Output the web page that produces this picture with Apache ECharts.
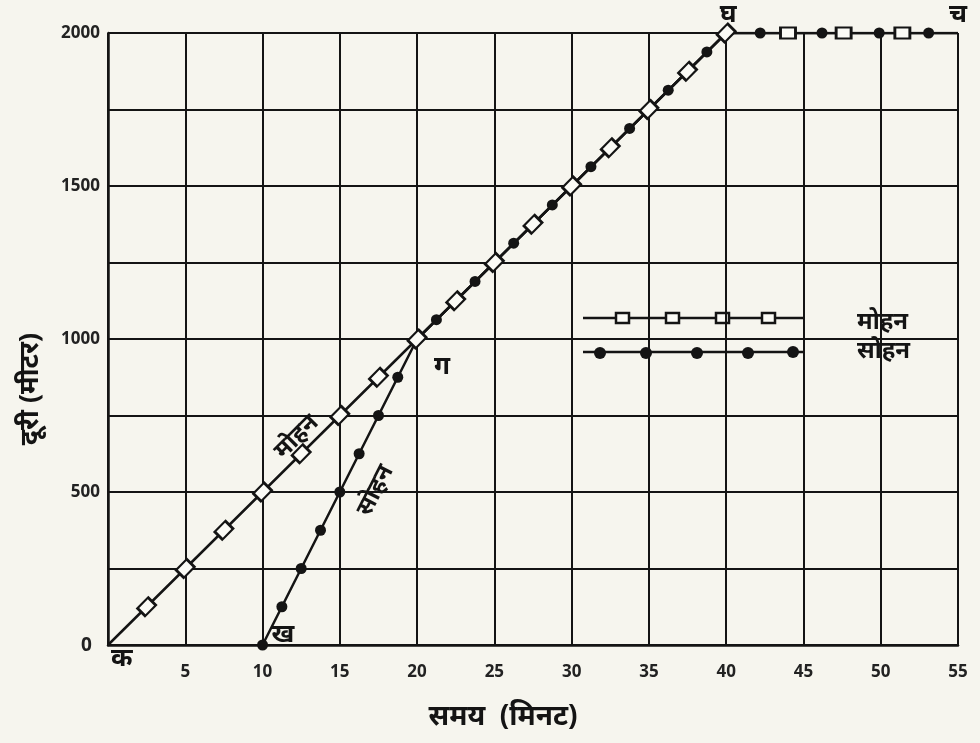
<!DOCTYPE html>
<html>
<head>
<meta charset="utf-8">
<script src="https://cdn.jsdelivr.net/npm/echarts@6/dist/echarts.min.js"></script>
<style>
html,body{margin:0;padding:0;background:#f6f5ee;}
#c{width:980px;height:743px;}
</style>
</head>
<body>
<div id="c"></div>
<script>
// Mohan: path vertices (time in minutes, distance in metres)
const mohanTime = [0, 40, 55];
const mohanDist = [0, 2000, 2000];
// Mohan open-square markers
const mohanMarkTime = [2.5, 5, 7.5, 10, 12.5, 15, 17.5, 20, 22.5, 25, 27.5, 30, 32.5, 35, 37.5, 40, 44, 47.6, 51.4];
const mohanMarkDist = [125, 250, 375, 500, 625, 750, 875, 1000, 1125, 1250, 1375, 1500, 1625, 1750, 1875, 2000, 2000, 2000, 2000];
// Sohan: path vertices
const sohanTime = [10, 20, 40, 55];
const sohanDist = [0, 1000, 2000, 2000];
// Sohan filled-dot markers
const sohanMarkTime = [10, 11.25, 12.5, 13.75, 15, 16.25, 17.5, 18.75, 21.25, 23.75, 26.25, 28.75, 31.25, 33.75, 36.25, 38.75, 42.2, 46.2, 49.9, 53.1];
const sohanMarkDist = [0, 125, 250, 375, 500, 625, 750, 875, 1063, 1188, 1313, 1438, 1563, 1688, 1813, 1938, 2000, 2000, 2000, 2000];
// Point letters
const pointNames = ['क', 'ख', 'ग', 'घ', 'च'];
const pointTime = [0, 10, 20, 40, 55];
const pointDist = [0, 0, 1000, 2000, 2000];
// Tick labels
const xTicks = [0, 5, 10, 15, 20, 25, 30, 35, 40, 45, 50, 55];
const yTicks = [500, 1000, 1500, 2000];
const originLabel = '0';
const seriesNames = ['मोहन', 'सोहन'];
const xTitle = 'समय  (मिनट)';
const yTitle = 'दूरी (मीटर)';

const ink = '#141414';
const paper = '#f6f5ee';
const FONT = '"Noto Sans", "DejaVu Sans", sans-serif';
const zip = (a, b) => a.map((v, i) => [v, b[i]]);

const pointPos = ['insideTopLeft', 'right', 'insideTopLeft', 'top', 'top'];
const pointOffset = [[-2, -4], [4, -10], [12, 10], [2, 0], [0, 0]];

const chart = echarts.init(document.getElementById('c'));
chart.setOption({
  backgroundColor: paper,
  animation: false,
  grid: {left: 108, right: 22, top: 33, bottom: 98, containLabel: false},
  xAxis: {
    type: 'value', min: 0, max: 55, interval: 5,
    name: xTitle, nameLocation: 'middle', nameGap: 58,
    nameTextStyle: {fontFamily: FONT, fontSize: 28, fontWeight: 'bold', color: ink, padding: [0, 60, 0, 0]},
    axisLine: {show: true, lineStyle: {color: ink, width: 2.5}},
    axisTick: {show: false},
    splitLine: {show: true, lineStyle: {color: ink, width: 2}},
    axisLabel: {
      margin: 19, fontFamily: FONT, fontSize: 17, fontWeight: 'bold', color: '#222',
      formatter: v => (v === 0 || xTicks.indexOf(v) < 0) ? '' : String(v)
    }
  },
  yAxis: {
    type: 'value', min: 0, max: 2000, interval: 250,
    axisLine: {show: true, lineStyle: {color: ink, width: 2.5}},
    axisTick: {show: false},
    splitLine: {show: true, lineStyle: {color: ink, width: 2}},
    axisLabel: {
      margin: 8, fontFamily: FONT, fontSize: 17, fontWeight: 'bold', color: '#222',
      formatter: v => yTicks.indexOf(v) < 0 ? '' : String(v)
    }
  },
  series: [
    {
      name: seriesNames[0], type: 'line', data: zip(mohanTime, mohanDist),
      showSymbol: false, lineStyle: {color: ink, width: 2.5}, z: 3
    },
    {
      name: seriesNames[1], type: 'line', data: zip(sohanTime, sohanDist),
      showSymbol: false, lineStyle: {color: ink, width: 2.5}, z: 3
    },
    {
      type: 'scatter', data: zip(sohanMarkTime, sohanMarkDist),
      symbol: 'circle', symbolSize: 11,
      itemStyle: {color: ink, opacity: 1}, z: 4
    },
    {
      type: 'scatter', data: zip(mohanMarkTime, mohanMarkDist).map(p => ({
        value: p, symbolRotate: p[1] >= 2000 && p[0] > 40 ? 0 : 45
      })),
      symbol: 'rect', symbolSize: [15, 11],
      itemStyle: {color: '#fbfbf6', borderColor: ink, borderWidth: 2.5, opacity: 1}, z: 5
    },
    {
      type: 'scatter', symbolSize: 0, z: 6, itemStyle: {opacity: 1, color: ink},
      data: pointNames.map((n, i) => ({
        value: [pointTime[i], pointDist[i]],
        label: {show: true, formatter: n, position: pointPos[i], offset: pointOffset[i]}
      })),
      label: {fontFamily: FONT, fontSize: 26, fontWeight: 'bold', color: ink, opacity: 1}
    },
    {
      type: 'scatter', symbolSize: 0, z: 6, itemStyle: {opacity: 1, color: ink},
      data: [
        {value: [12.2, 680], label: {show: true, formatter: seriesNames[0], rotate: 45, position: 'inside'}},
        {value: [17.3, 505], label: {show: true, formatter: seriesNames[1], rotate: 63, position: 'inside'}}
      ],
      label: {fontFamily: FONT, fontSize: 24, fontWeight: 'bold', color: ink, opacity: 1}
    }
  ],
  graphic: [
    {type: 'line', shape: {x1: 583, y1: 318, x2: 803, y2: 318}, style: {stroke: ink, lineWidth: 2.5}},
    {type: 'rect', shape: {x: 616, y: 313, width: 13, height: 10}, style: {fill: '#fbfbf6', stroke: ink, lineWidth: 2.5}},
    {type: 'rect', shape: {x: 666, y: 313, width: 13, height: 10}, style: {fill: '#fbfbf6', stroke: ink, lineWidth: 2.5}},
    {type: 'rect', shape: {x: 716, y: 313, width: 13, height: 10}, style: {fill: '#fbfbf6', stroke: ink, lineWidth: 2.5}},
    {type: 'rect', shape: {x: 762, y: 313, width: 13, height: 10}, style: {fill: '#fbfbf6', stroke: ink, lineWidth: 2.5}},
    {type: 'line', shape: {x1: 583, y1: 352, x2: 805, y2: 352}, style: {stroke: ink, lineWidth: 2.5}},
    {type: 'circle', shape: {cx: 600, cy: 353, r: 6}, style: {fill: ink}},
    {type: 'circle', shape: {cx: 646, cy: 353, r: 6}, style: {fill: ink}},
    {type: 'circle', shape: {cx: 697, cy: 353, r: 6}, style: {fill: ink}},
    {type: 'circle', shape: {cx: 748, cy: 353, r: 6}, style: {fill: ink}},
    {type: 'circle', shape: {cx: 793, cy: 352, r: 6}, style: {fill: ink}},
    {type: 'text', left: 857, top: 310, style: {text: seriesNames[0], font: 'bold 24px ' + FONT, fill: ink}},
    {type: 'text', left: 857, top: 339, style: {text: seriesNames[1], font: 'bold 24px ' + FONT, fill: ink}},
    {type: 'text', left: 81, top: 636, style: {text: originLabel, font: 'bold 19px ' + FONT, fill: '#222'}},
    {type: 'text', x: 30, y: 389, rotation: Math.PI / 2,
      style: {text: yTitle, font: 'bold 27px ' + FONT, fill: ink, align: 'center', verticalAlign: 'middle'}}
  ]
});
</script>
</body>
</html>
::::::
• Set exercise:
Do not include the images; transcribe the rest of the listing exactly.

• Final answer:
Output the web page that produces this picture with Apache ECharts.
<!DOCTYPE html>
<html>
<head>
<meta charset="utf-8">
<script src="https://cdn.jsdelivr.net/npm/echarts@6/dist/echarts.min.js"></script>
<style>
html,body{margin:0;padding:0;background:#f6f5ee;}
#c{width:980px;height:743px;}
</style>
</head>
<body>
<div id="c"></div>
<script>
// Mohan: path vertices (time in minutes, distance in metres)
const mohanTime = [0, 40, 55];
const mohanDist = [0, 2000, 2000];
// Mohan open-square markers
const mohanMarkTime = [2.5, 5, 7.5, 10, 12.5, 15, 17.5, 20, 22.5, 25, 27.5, 30, 32.5, 35, 37.5, 40, 44, 47.6, 51.4];
const mohanMarkDist = [125, 250, 375, 500, 625, 750, 875, 1000, 1125, 1250, 1375, 1500, 1625, 1750, 1875, 2000, 2000, 2000, 2000];
// Sohan: path vertices
const sohanTime = [10, 20, 40, 55];
const sohanDist = [0, 1000, 2000, 2000];
// Sohan filled-dot markers
const sohanMarkTime = [10, 11.25, 12.5, 13.75, 15, 16.25, 17.5, 18.75, 21.25, 23.75, 26.25, 28.75, 31.25, 33.75, 36.25, 38.75, 42.2, 46.2, 49.9, 53.1];
const sohanMarkDist = [0, 125, 250, 375, 500, 625, 750, 875, 1063, 1188, 1313, 1438, 1563, 1688, 1813, 1938, 2000, 2000, 2000, 2000];
// Point letters
const pointNames = ['क', 'ख', 'ग', 'घ', 'च'];
const pointTime = [0, 10, 20, 40, 55];
const pointDist = [0, 0, 1000, 2000, 2000];
// Tick labels
const xTicks = [0, 5, 10, 15, 20, 25, 30, 35, 40, 45, 50, 55];
const yTicks = [500, 1000, 1500, 2000];
const originLabel = '0';
const seriesNames = ['मोहन', 'सोहन'];
const xTitle = 'समय  (मिनट)';
const yTitle = 'दूरी (मीटर)';

const ink = '#141414';
const paper = '#f6f5ee';
const FONT = '"Noto Sans", "DejaVu Sans", sans-serif';
const zip = (a, b) => a.map((v, i) => [v, b[i]]);

const pointPos = ['insideTopLeft', 'right', 'insideTopLeft', 'top', 'top'];
const pointOffset = [[-2, -4], [4, -10], [12, 10], [2, 0], [0, 0]];

const chart = echarts.init(document.getElementById('c'));
chart.setOption({
  backgroundColor: paper,
  animation: false,
  grid: {left: 108, right: 22, top: 33, bottom: 98, containLabel: false},
  xAxis: {
    type: 'value', min: 0, max: 55, interval: 5,
    name: xTitle, nameLocation: 'middle', nameGap: 58,
    nameTextStyle: {fontFamily: FONT, fontSize: 28, fontWeight: 'bold', color: ink, padding: [0, 60, 0, 0]},
    axisLine: {show: true, lineStyle: {color: ink, width: 2.5}},
    axisTick: {show: false},
    splitLine: {show: true, lineStyle: {color: ink, width: 2}},
    axisLabel: {
      margin: 19, fontFamily: FONT, fontSize: 17, fontWeight: 'bold', color: '#222',
      formatter: v => (v === 0 || xTicks.indexOf(v) < 0) ? '' : String(v)
    }
  },
  yAxis: {
    type: 'value', min: 0, max: 2000, interval: 250,
    axisLine: {show: true, lineStyle: {color: ink, width: 2.5}},
    axisTick: {show: false},
    splitLine: {show: true, lineStyle: {color: ink, width: 2}},
    axisLabel: {
      margin: 8, fontFamily: FONT, fontSize: 17, fontWeight: 'bold', color: '#222',
      formatter: v => yTicks.indexOf(v) < 0 ? '' : String(v)
    }
  },
  series: [
    {
      name: seriesNames[0], type: 'line', data: zip(mohanTime, mohanDist),
      showSymbol: false, lineStyle: {color: ink, width: 2.5}, z: 3
    },
    {
      name: seriesNames[1], type: 'line', data: zip(sohanTime, sohanDist),
      showSymbol: false, lineStyle: {color: ink, width: 2.5}, z: 3
    },
    {
      type: 'scatter', data: zip(sohanMarkTime, sohanMarkDist),
      symbol: 'circle', symbolSize: 11,
      itemStyle: {color: ink, opacity: 1}, z: 4
    },
    {
      type: 'scatter', data: zip(mohanMarkTime, mohanMarkDist).map(p => ({
        value: p, symbolRotate: p[1] >= 2000 && p[0] > 40 ? 0 : 45
      })),
      symbol: 'rect', symbolSize: [15, 11],
      itemStyle: {color: '#fbfbf6', borderColor: ink, borderWidth: 2.5, opacity: 1}, z: 5
    },
    {
      type: 'scatter', symbolSize: 0, z: 6, itemStyle: {opacity: 1, color: ink},
      data: pointNames.map((n, i) => ({
        value: [pointTime[i], pointDist[i]],
        label: {show: true, formatter: n, position: pointPos[i], offset: pointOffset[i]}
      })),
      label: {fontFamily: FONT, fontSize: 26, fontWeight: 'bold', color: ink, opacity: 1}
    },
    {
      type: 'scatter', symbolSize: 0, z: 6, itemStyle: {opacity: 1, color: ink},
      data: [
        {value: [12.2, 680], label: {show: true, formatter: seriesNames[0], rotate: 45, position: 'inside'}},
        {value: [17.3, 505], label: {show: true, formatter: seriesNames[1], rotate: 63, position: 'inside'}}
      ],
      label: {fontFamily: FONT, fontSize: 24, fontWeight: 'bold', color: ink, opacity: 1}
    }
  ],
  graphic: [
    {type: 'line', shape: {x1: 583, y1: 318, x2: 803, y2: 318}, style: {stroke: ink, lineWidth: 2.5}},
    {type: 'rect', shape: {x: 616, y: 313, width: 13, height: 10}, style: {fill: '#fbfbf6', stroke: ink, lineWidth: 2.5}},
    {type: 'rect', shape: {x: 666, y: 313, width: 13, height: 10}, style: {fill: '#fbfbf6', stroke: ink, lineWidth: 2.5}},
    {type: 'rect', shape: {x: 716, y: 313, width: 13, height: 10}, style: {fill: '#fbfbf6', stroke: ink, lineWidth: 2.5}},
    {type: 'rect', shape: {x: 762, y: 313, width: 13, height: 10}, style: {fill: '#fbfbf6', stroke: ink, lineWidth: 2.5}},
    {type: 'line', shape: {x1: 583, y1: 352, x2: 805, y2: 352}, style: {stroke: ink, lineWidth: 2.5}},
    {type: 'circle', shape: {cx: 600, cy: 353, r: 6}, style: {fill: ink}},
    {type: 'circle', shape: {cx: 646, cy: 353, r: 6}, style: {fill: ink}},
    {type: 'circle', shape: {cx: 697, cy: 353, r: 6}, style: {fill: ink}},
    {type: 'circle', shape: {cx: 748, cy: 353, r: 6}, style: {fill: ink}},
    {type: 'circle', shape: {cx: 793, cy: 352, r: 6}, style: {fill: ink}},
    {type: 'text', left: 857, top: 310, style: {text: seriesNames[0], font: 'bold 24px ' + FONT, fill: ink}},
    {type: 'text', left: 857, top: 339, style: {text: seriesNames[1], font: 'bold 24px ' + FONT, fill: ink}},
    {type: 'text', left: 81, top: 636, style: {text: originLabel, font: 'bold 19px ' + FONT, fill: '#222'}},
    {type: 'text', x: 30, y: 389, rotation: Math.PI / 2,
      style: {text: yTitle, font: 'bold 27px ' + FONT, fill: ink, align: 'center', verticalAlign: 'middle'}}
  ]
});
</script>
</body>
</html>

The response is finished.